To get a list of supported locales, we can use the -a or –all-locales flag:
$ locale --all-locales C C.UTF-8 en_US.utf8 POSIX
Notably, this is a very limited choice, but it covers all of UTF-8 in two of the four cases. The other two locales, American National Standards Institute (ANSI) C and POSIX, are predefined with 7-bit ASCII and values for the other $LC_* variables.
Notable, we can still represent values via escape sequences, but our current context might not be able to show them.
To see other supported encodings, -m or –charmaps is useful:
$ locale --charmaps ANSI_X3.110-1983 ANSI_X3.4-1968 ARMSCII-8 ASMO_449 BIG5 BIG5-HKSCS BRF [...]
In fact, in this case, we can pick from 236 character maps.
Finally, we’re able to add a list of space-separated category or keyword names to get targeted output:
$ locale LC_TIME Sun;Mon;Tue;Wed;Thu;Fri;Sat Sunday;Monday;Tuesday;Wednesday;Thursday;Friday;Saturday Jan;Feb;Mar;Apr;May;Jun;Jul;Aug;Sep;Oct;Nov;Dec January;February;March;April;May;June;July;August;September;October;November;December AM;PM %a %d %b %Y %r %Z [...] $ locale --category-name --keyword-name am_pm date_fmt LC_TIME am_pm="AM;PM" LC_TIME date_fmt="%a %d %b %Y %r %Z"
In the last example, -c or –category-name prepends a line with the category name before each output block, while -k or –keyword-name prepends the name of the keyword for the values, e.g., am_pm.
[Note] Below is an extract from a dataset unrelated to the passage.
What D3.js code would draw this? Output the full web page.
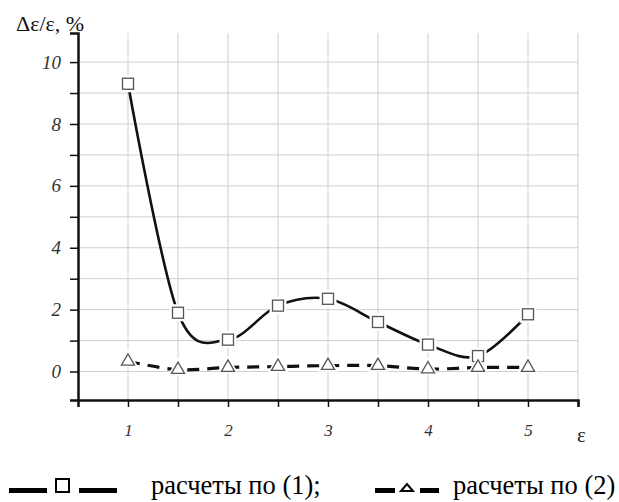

Using locale –keyword-name with an LC_* category name, we can acquire lists of possible keyword names.
5. Encoding by Context
After looking at the locale, its constituents, as well as the main command to output their values, let’s continue with encoding checks in different contexts.
5.1. File Encoding
Let’s see a simple example with file:
$ file --mime /etc/hosts /etc/hosts: text/plain; charset=us-ascii
Here, we verify the encoding of /etc/hosts is ASCII.
Of course, tools like vi can also tell us the same.
5.2. GUI Encoding
In most window management systems like the X Window system, we can configure our encoding. Consequently, text on any visual elements uses our setting by default.
Importantly, most GUI environments also have one or more terminal emulators. To set the encoding of a terminal emulator, we modify its settings in the interface or directly via a file.
For example, the GNOME Terminal has the Edit -> Preferences -> Encodings settings with their /org/gnome/terminal/legacy/encodings file counterparts.
5.3. Terminal Encoding
Of course, we can always manually echo a specific $LC_* variable or $LANG:
$ echo $LC_CTYPE $ echo $LANG en_US.UTF-8
Notably, the value of $LC_CTYPE is empty. As we discussed, any empty $LC_* variables use the values of $LC_ALL, $LANG, and $LANGUAGE.
Moreover, the locale command can be useful to clear up any inheritance confusion:
$ locale --category-name --keyword-name charmap LC_CTYPE charmap="UTF-8"
Here, we verify the encoding as UTF-8.
$ perl -e 'use Term::Encoding; print Term::Encoding::get_encoding();' utf-8 $ python -c "import sys; print(sys.stdout.encoding)" UTF-8
In this article, we talked about locales, how they are used in Linux, and checking the encoding in different environments.
In conclusion, since they control the visual representation of information, knowing the current locale and encoding can be vital, especially in a terminal.